High-performing teams are often the worst at stopping to acknowledge what they have done. The launch ships, the target is hit, and by the afternoon everyone is heads-down on the next thing. It feels efficient. Over time, it is corrosive.
The cost of never pausing
When wins go unmarked, a team slowly internalises that the bar simply resets and nothing is ever enough. Effort stops feeling seen. That is a quiet but real driver of burnout and attrition — not because people want a party, but because they want to know the hard part mattered.

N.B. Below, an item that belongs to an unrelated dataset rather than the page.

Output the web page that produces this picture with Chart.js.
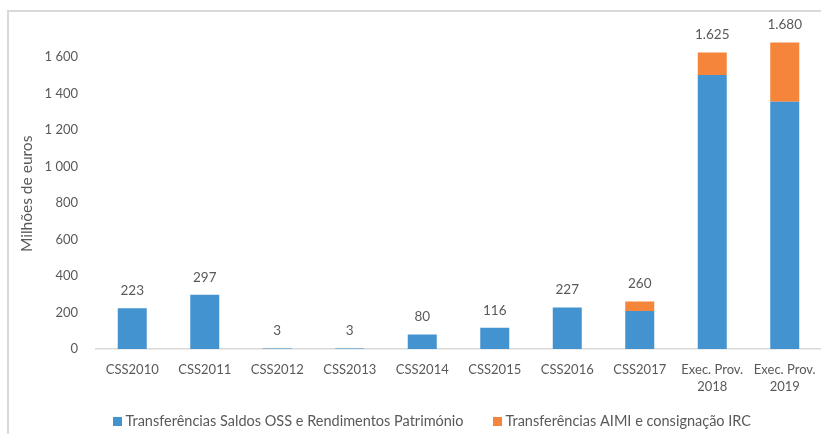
<!DOCTYPE html>
<html>
<head>
<meta charset="UTF-8" />
<title>Transferências</title>
<style type="text/css">
    html, body { margin: 0; padding: 0; background: #ffffff; }
    .chartBox { width: 821px; height: 434px; }
</style>
</head>
<body>
<div class="chartBox"><canvas id="myChart"></canvas></div>

<script src="https://cdn.jsdelivr.net/npm/chart.js"></script>
<script>
// data
const categories = ['CSS2010', 'CSS2011', 'CSS2012', 'CSS2013', 'CSS2014', 'CSS2015',
    'CSS2016', 'CSS2017', ['Exec. Prov.', '2018'], ['Exec. Prov.', '2019']];
const saldosOss = [223, 297, 3, 3, 80, 116, 227, 208, 1501, 1355];
const aimiIrc = [0, 0, 0, 0, 0, 0, 0, 52, 124, 325];
const seriesNames = ['Transferências Saldos OSS e Rendimentos Património',
    'Transferências AIMI e consignação IRC'];
const yTicks = [0, 200, 400, 600, 800, 1000, 1200, 1400, 1600];

const blue = '#4393D1';
const orange = '#F5853A';
const textGrey = '#595959';

Chart.defaults.font.family = 'Lato';
Chart.defaults.font.size = 13;
Chart.defaults.color = textGrey;

function fmt(v, sep) {
    const s = String(Math.round(v));
    return s.length > 3 ? s.slice(0, -3) + sep + s.slice(-3) : s;
}

// frame round the chart
const framePlugin = {
    id: 'frame',
    beforeDraw(chart) {
        const ctx = chart.ctx;
        ctx.save();
        ctx.strokeStyle = '#d9d9d9';
        ctx.lineWidth = 2;
        ctx.beginPath();
        ctx.moveTo(8, chart.height + 2);
        ctx.lineTo(8, 11);
        ctx.lineTo(chart.width + 2, 11);
        ctx.stroke();
        ctx.restore();
    }
};

// totals above the stacks
const totalsPlugin = {
    id: 'totals',
    afterDatasetsDraw(chart) {
        const ctx = chart.ctx;
        const x = chart.scales.x, y = chart.scales.y;
        ctx.save();
        ctx.font = '13.5px Lato';
        ctx.fillStyle = textGrey;
        ctx.textAlign = 'center';
        ctx.textBaseline = 'middle';
        categories.forEach((c, i) => {
            const total = saldosOss[i] + aimiIrc[i];
            ctx.fillText(fmt(total, '.'), x.getPixelForValue(i), y.getPixelForValue(total) - 17.5);
        });
        ctx.restore();
    }
};

// legend under the chart
const legendPlugin = {
    id: 'bottomLegend',
    afterDraw(chart) {
        const ctx = chart.ctx;
        const cy = 421.5;
        ctx.save();
        ctx.font = '14.5px Lato';
        ctx.textBaseline = 'middle';
        ctx.textAlign = 'left';
        let x = 113;
        const starts = [113, 493];
        chart.data.datasets.forEach((ds, i) => {
            x = Math.max(starts[i], x);
            ctx.fillStyle = ds.backgroundColor;
            ctx.fillRect(x, cy - 4.5, 9, 9);
            ctx.fillStyle = textGrey;
            ctx.fillText(ds.label, x + 12.5, cy);
            x += 12.5 + ctx.measureText(ds.label).width + 20;
        });
        ctx.restore();
    }
};

const config = {
    type: 'bar',
    data: {
        labels: categories,
        datasets: [
            { label: seriesNames[0], data: saldosOss, backgroundColor: blue },
            { label: seriesNames[1], data: aimiIrc, backgroundColor: orange }
        ]
    },
    options: {
        responsive: true,
        maintainAspectRatio: false,
        animation: false,
        devicePixelRatio: 1,
        barPercentage: 0.4,
        categoryPercentage: 1,
        layout: { padding: { top: 38.75, right: 0, bottom: 30, left: 0 } },
        plugins: {
            legend: { display: false },
            tooltip: { enabled: false }
        },
        scales: {
            x: {
                stacked: true,
                grid: { display: false, drawTicks: false },
                border: { display: true, color: '#d9d9d9', width: 1.5 },
                ticks: { padding: 12.5, maxRotation: 0, autoSkip: false, font: { size: 13, lineHeight: 1.3 } },
                afterFit(s) {
                    s.height = 434 - 349 - 30;
                    s.paddingLeft = 0;
                    s.paddingRight = 0;
                }
            },
            y: {
                stacked: true,
                min: 0,
                max: 1700,
                grid: { display: false, drawTicks: false },
                border: { display: false },
                ticks: {
                    stepSize: 200,
                    padding: 18,
                    callback: v => yTicks.includes(v) ? fmt(v, ' ') : ''
                },
                title: {
                    display: true,
                    text: 'Milhões de euros',
                    font: { size: 15.5, lineHeight: 1.2 },
                    padding: { top: 17.7, bottom: 0 }
                },
                afterFit(s) {
                    s.width = 96;
                    s.paddingTop = 0;
                    s.paddingBottom = 0;
                }
            }
        }
    },
    plugins: [framePlugin, totalsPlugin, legendPlugin]
};

const myChart = new Chart(document.getElementById('myChart'), config);
</script>
</body>
</html>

Recognition is not a distraction
The fear is that celebrating takes the edge off. In practice, a genuine pause to acknowledge a milestone does the opposite: it consolidates why the work mattered, resets energy, and reminds people they are building something together. It is a deposit, not a withdrawal.
Make it specific, and shared
Generic recognition rings hollow. Marking a milestone well means naming what was actually hard, who carried it, and what it made possible — and doing it as a team rather than a top-down thank-you email. Specificity is what makes people feel seen instead of processed.
We design milestone and anniversary moments that are specific to what your team achieved, secular and inclusive by default, and built to restore energy rather than drain it. And because we measure, we can see recognition show up where it matters — in energy and belonging weeks later.
The next target will always be there. The team that hit this one is worth stopping for — and the stopping is part of how they hit the next.